→ WHAT YOU ARE ASKED TO DO
Repeat only the lines from the line containing "Give me the" through the line containing "3925, 3985, 4184];", both included, exactly as they stand.

→ SUPPLIED INFORMATION
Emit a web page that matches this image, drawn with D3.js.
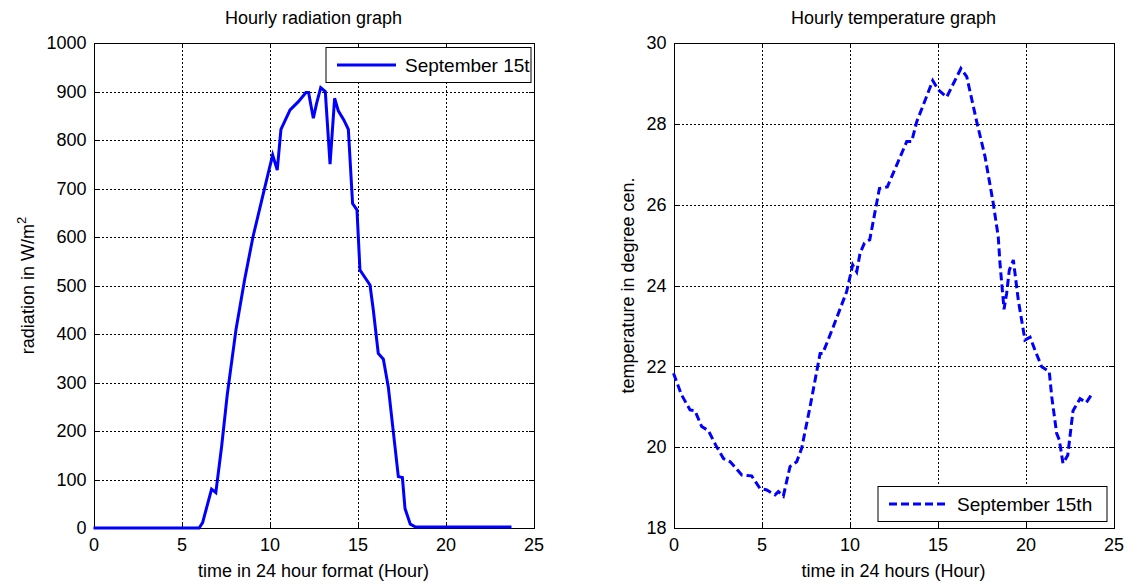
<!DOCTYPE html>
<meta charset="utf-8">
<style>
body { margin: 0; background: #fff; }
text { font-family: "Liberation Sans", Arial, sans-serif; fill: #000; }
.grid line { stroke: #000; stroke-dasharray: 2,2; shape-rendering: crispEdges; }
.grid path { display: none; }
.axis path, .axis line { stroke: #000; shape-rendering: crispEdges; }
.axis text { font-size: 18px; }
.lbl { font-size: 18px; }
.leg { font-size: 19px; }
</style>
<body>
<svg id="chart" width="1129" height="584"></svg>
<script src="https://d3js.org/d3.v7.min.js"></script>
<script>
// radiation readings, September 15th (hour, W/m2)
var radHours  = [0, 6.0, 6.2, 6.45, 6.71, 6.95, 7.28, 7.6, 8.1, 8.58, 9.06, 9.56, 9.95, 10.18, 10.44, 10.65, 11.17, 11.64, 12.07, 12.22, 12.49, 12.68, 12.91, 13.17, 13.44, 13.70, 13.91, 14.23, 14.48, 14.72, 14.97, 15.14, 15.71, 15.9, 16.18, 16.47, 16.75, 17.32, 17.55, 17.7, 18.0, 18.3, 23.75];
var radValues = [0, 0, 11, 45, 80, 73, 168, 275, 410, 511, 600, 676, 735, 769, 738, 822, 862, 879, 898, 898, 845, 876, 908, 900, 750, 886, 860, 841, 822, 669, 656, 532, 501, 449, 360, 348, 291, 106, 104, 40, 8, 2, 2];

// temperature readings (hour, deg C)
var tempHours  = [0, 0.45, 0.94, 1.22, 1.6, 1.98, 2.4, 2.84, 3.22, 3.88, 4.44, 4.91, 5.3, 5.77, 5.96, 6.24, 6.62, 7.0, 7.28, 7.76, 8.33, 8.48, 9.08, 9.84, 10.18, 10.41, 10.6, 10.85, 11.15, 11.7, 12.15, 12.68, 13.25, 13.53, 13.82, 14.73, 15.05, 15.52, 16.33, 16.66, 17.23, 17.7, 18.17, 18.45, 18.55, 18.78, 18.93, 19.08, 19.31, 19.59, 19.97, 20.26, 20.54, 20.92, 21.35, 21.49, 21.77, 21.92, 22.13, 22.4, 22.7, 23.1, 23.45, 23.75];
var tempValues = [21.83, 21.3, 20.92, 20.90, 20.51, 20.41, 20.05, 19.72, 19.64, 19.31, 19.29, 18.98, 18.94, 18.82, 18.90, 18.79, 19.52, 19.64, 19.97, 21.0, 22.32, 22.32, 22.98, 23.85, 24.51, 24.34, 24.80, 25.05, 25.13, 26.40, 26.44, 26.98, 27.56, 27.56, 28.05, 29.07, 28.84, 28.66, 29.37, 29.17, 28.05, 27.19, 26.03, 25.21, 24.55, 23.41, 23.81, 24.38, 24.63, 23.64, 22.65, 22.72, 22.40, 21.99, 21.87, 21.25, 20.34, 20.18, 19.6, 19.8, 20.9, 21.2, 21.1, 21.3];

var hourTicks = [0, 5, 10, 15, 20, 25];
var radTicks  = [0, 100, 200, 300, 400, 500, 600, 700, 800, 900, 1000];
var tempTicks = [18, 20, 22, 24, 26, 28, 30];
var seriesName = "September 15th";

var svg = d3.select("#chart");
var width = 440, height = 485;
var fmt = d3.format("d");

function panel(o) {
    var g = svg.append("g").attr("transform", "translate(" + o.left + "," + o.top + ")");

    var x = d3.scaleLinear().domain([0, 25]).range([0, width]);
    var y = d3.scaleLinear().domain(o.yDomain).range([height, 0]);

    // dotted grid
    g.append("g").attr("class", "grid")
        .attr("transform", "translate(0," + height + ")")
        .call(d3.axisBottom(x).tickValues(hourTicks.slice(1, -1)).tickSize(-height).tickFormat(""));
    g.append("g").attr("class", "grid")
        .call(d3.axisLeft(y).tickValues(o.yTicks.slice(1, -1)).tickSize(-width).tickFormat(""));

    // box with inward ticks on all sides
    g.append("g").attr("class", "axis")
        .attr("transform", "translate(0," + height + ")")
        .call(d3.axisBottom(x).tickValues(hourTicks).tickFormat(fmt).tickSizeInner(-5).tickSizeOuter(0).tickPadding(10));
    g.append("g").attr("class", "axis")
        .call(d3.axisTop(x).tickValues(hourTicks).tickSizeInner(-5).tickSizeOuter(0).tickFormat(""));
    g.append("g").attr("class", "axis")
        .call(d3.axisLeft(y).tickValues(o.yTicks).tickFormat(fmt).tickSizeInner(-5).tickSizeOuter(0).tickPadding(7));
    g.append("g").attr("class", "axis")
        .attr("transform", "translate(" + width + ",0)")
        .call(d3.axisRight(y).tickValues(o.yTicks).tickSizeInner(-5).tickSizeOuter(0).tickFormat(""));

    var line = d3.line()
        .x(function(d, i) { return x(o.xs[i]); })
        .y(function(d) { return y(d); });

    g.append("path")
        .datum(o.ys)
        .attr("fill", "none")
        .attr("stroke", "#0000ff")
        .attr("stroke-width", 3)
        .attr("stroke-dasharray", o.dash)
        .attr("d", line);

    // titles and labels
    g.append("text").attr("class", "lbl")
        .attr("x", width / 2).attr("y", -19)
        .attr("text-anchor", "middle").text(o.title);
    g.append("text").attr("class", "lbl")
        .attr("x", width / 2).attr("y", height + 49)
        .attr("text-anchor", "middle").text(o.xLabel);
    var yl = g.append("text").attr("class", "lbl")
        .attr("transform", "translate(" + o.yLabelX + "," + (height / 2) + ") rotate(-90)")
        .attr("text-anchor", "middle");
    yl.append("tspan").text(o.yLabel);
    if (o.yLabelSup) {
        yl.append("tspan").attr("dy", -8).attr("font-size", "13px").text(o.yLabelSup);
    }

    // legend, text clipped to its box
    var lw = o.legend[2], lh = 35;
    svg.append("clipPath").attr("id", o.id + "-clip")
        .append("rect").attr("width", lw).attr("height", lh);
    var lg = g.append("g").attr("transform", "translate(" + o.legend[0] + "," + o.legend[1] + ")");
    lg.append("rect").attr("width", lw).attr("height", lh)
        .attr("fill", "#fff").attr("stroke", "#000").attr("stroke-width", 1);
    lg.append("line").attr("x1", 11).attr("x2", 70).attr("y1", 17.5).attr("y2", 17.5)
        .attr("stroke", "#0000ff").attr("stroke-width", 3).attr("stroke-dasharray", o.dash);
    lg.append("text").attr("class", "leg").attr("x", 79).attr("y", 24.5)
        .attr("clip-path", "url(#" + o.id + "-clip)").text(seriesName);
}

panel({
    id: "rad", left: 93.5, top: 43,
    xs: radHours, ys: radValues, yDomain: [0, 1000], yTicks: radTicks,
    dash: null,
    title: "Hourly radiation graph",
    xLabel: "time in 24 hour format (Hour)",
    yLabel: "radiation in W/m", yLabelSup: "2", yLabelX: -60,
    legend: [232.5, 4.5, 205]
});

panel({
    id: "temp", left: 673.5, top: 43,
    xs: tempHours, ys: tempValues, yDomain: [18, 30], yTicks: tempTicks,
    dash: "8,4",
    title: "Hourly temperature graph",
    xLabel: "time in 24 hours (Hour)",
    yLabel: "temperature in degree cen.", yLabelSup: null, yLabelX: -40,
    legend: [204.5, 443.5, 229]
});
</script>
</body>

* * *

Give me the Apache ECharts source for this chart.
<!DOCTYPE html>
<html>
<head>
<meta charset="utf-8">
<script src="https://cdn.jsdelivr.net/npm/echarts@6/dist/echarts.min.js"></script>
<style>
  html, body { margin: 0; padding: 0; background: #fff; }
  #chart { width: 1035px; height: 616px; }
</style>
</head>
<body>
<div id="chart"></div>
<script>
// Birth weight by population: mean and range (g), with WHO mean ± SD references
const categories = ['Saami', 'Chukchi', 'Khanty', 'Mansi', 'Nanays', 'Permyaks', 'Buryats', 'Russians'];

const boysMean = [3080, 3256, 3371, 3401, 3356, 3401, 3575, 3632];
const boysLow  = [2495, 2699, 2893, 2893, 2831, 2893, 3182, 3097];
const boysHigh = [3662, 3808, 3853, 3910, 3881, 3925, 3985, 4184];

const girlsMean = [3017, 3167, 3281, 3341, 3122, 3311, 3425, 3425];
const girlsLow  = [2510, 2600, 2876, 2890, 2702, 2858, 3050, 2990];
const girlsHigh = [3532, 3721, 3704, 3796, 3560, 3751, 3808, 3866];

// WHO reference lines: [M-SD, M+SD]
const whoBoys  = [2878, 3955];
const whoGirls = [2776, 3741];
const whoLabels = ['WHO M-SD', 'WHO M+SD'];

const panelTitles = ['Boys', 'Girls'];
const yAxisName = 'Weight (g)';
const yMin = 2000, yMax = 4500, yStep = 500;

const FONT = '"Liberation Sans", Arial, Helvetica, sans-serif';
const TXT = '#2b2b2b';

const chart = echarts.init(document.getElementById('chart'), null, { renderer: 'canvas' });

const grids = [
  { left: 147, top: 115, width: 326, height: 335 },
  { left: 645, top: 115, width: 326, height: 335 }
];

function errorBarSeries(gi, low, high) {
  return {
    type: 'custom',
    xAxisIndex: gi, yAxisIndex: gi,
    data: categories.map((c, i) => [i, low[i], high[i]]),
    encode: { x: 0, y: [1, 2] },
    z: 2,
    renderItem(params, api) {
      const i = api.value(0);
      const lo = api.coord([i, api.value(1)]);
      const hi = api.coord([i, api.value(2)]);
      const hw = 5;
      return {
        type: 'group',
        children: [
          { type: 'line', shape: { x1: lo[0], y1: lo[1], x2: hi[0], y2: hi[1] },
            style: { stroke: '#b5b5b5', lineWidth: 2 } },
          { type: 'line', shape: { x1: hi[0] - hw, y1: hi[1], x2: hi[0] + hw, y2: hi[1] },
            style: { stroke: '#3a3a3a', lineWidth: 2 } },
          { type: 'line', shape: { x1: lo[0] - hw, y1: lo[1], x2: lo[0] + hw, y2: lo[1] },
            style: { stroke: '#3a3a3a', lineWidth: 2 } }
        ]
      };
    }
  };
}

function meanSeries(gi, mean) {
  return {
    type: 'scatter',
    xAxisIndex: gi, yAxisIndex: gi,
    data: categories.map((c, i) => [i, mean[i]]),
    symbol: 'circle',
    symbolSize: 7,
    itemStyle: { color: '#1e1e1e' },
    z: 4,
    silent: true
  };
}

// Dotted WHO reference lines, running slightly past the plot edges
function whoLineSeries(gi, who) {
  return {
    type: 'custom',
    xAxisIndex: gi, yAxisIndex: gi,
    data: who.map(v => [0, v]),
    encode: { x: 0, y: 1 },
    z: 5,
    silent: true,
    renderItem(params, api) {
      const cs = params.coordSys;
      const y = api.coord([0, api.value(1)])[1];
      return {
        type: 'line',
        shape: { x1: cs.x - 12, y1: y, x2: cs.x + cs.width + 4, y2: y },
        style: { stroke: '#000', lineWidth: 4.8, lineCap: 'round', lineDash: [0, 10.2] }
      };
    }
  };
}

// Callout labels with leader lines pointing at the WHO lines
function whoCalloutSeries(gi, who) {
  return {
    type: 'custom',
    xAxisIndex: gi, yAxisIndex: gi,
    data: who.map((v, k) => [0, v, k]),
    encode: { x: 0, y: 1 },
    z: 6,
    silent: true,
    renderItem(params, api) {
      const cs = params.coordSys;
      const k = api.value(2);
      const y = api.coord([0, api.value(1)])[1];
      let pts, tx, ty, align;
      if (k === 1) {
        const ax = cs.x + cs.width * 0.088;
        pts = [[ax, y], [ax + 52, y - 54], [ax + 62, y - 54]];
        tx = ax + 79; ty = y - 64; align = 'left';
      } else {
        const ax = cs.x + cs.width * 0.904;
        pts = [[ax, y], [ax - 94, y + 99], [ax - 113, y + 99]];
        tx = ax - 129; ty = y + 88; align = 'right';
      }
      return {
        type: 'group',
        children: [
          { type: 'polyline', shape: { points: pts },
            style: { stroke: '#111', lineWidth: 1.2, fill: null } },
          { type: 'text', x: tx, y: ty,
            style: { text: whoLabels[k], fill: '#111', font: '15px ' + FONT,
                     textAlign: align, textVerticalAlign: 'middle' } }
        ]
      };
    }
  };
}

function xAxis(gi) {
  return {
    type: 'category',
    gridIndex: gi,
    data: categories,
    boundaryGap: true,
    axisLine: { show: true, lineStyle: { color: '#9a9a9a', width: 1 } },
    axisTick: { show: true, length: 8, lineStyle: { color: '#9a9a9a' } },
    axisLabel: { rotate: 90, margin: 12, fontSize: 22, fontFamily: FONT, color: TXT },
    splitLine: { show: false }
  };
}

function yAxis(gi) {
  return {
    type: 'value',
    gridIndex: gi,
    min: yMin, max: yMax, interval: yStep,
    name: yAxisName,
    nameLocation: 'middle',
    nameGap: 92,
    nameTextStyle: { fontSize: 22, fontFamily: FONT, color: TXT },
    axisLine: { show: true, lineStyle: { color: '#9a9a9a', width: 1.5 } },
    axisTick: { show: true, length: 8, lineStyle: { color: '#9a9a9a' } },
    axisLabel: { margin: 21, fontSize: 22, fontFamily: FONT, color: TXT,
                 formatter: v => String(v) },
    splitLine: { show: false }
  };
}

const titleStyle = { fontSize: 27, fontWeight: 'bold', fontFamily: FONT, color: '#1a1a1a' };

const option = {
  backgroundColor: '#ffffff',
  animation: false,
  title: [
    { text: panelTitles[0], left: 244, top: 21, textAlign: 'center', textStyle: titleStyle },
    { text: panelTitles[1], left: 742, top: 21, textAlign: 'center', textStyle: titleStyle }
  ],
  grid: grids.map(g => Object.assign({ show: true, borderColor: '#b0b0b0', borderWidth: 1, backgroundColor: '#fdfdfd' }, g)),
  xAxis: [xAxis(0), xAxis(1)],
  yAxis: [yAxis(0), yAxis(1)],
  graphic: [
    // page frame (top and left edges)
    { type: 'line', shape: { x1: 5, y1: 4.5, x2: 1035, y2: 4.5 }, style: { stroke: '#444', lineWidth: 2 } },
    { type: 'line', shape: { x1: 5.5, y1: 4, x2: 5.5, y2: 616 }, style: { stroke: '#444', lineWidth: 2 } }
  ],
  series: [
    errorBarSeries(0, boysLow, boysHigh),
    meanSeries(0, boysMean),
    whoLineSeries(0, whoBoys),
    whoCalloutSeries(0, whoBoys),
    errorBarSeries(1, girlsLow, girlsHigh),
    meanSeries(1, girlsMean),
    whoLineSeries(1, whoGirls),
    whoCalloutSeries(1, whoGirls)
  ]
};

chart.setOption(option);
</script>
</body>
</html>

...

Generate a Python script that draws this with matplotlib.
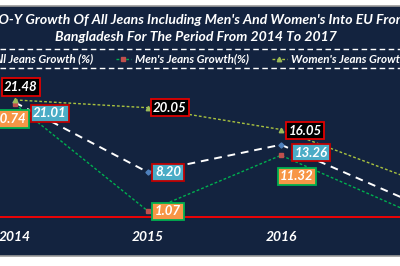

→ WRITTEN ANSWER
Give me the Apache ECharts source for this chart.
<!DOCTYPE html>
<html>
<head>
<meta charset="utf-8">
<script src="https://cdn.jsdelivr.net/npm/echarts@6/dist/echarts.min.js"></script>
<style>
  html, body { margin: 0; padding: 0; background: #fff; }
  #chart { width: 1035px; height: 616px; }
</style>
</head>
<body>
<div id="chart"></div>
<script>
// Birth weight by population: mean and range (g), with WHO mean ± SD references
const categories = ['Saami', 'Chukchi', 'Khanty', 'Mansi', 'Nanays', 'Permyaks', 'Buryats', 'Russians'];

const boysMean = [3080, 3256, 3371, 3401, 3356, 3401, 3575, 3632];
const boysLow  = [2495, 2699, 2893, 2893, 2831, 2893, 3182, 3097];
const boysHigh = [3662, 3808, 3853, 3910, 3881, 3925, 3985, 4184];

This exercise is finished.